I had my first two substituting assignments last week. Both involved the third grade.
It’s always a good sign when you’re substituting for a male teacher. That’s because he’s usually a coach. And coaches, at least in Redstone, really have the plum jobs. Something to justify their salary and little more. It was frequently the case in my district that they taught the most basic of subjects, but in Redstone it’s not even that.
The time when I was teaching at the alternative school and had six students over three periods? Coach!
The time when I was doing a votech class on “workforce studies”? Coach!
And last week, it was “library tech.” Computer class! Coach!
The main thing was to avoid being bored while they listened to their headsets and learned to type using some free web site involving animated rhinos. The teacher (coach) said all I had to do was prevent them from talking and make sure that their posture was good. He was very concerned about their posture. When he left, he yelled “Posture!” and everybody sat up straight.
At the end of the day, I got to tell a teacher that her students were very well behaved in computer lab. I like getting to tell teachers that their classes were good.
I met the principal at this school (the last one I hadn’t substituted at before, I’m pretty sure), and this time not for a bad reason (it’s typically not good when a principal knows who you, a substitute teacher, are). We had lunchroom duty at the same time. I told a couple kids to stop running and he said “Actually, let them run. They fall, they hurt themselves, they are more careful about running in the future.” I’m not sold on the school itself (though the building itself is awesome), but I respect the attitude. On the other hand, during my off-period I was walking out to my car and a bunch of first graders were playing outside on a lawn near the parking lot with a huge hill unattended. I can think of 100 ways for something to go wrong with that.

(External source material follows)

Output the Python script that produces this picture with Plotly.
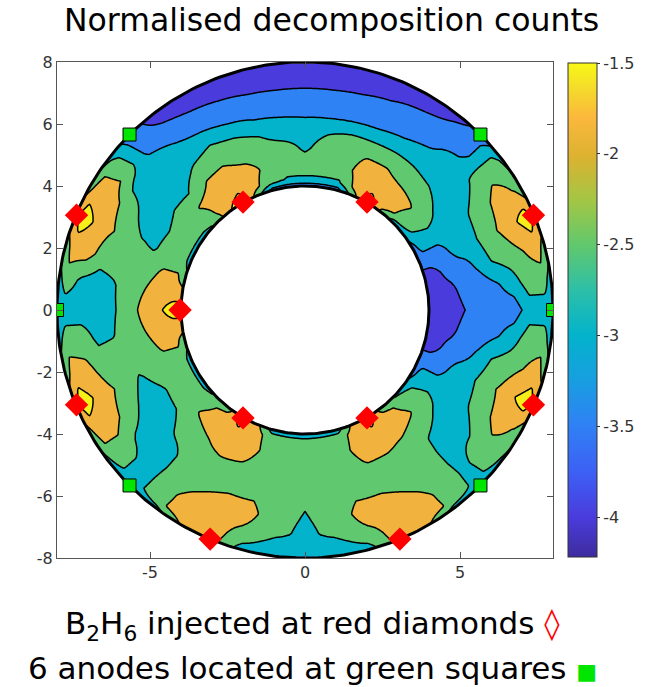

There is a story in the background on all of this I cannot divulge because it actually got national news coverage and would give away my location. Frustrating.
The next day was a standard third grade class for a full day. It was at Creston, one of the “good schools.” The difference between a good school and a bad school is that (a) a good school you spend 50-75% of your time teaching or helping them learn and 25-50% of your time putting out fires and in a bad school you spend 50-75% of your time on classroom management, and (b) in a good school when you scream at the kids to be quiet, they do or at least try.
Things started breaking down towards the end of the day. The third grade is the first grade in which they have to stay all the way to 3:00 and the kids seemed to mentally check out at about 1, when they used to leave. I had to leave a less-than-stellar note for the teacher. She showed up before I left, however, and I talked to her about it in person. I told her that the kids weren’t bad, they just had trouble keeping quiet. She pounced on the latter part and said that she would give them a good talking-to.
It sort of feels like leaving reviews on eBay or the Subaru questionnaire where anything less than a perfect review is a bad review. It makes me almost want to say that they were perfect, because they were more good than bad.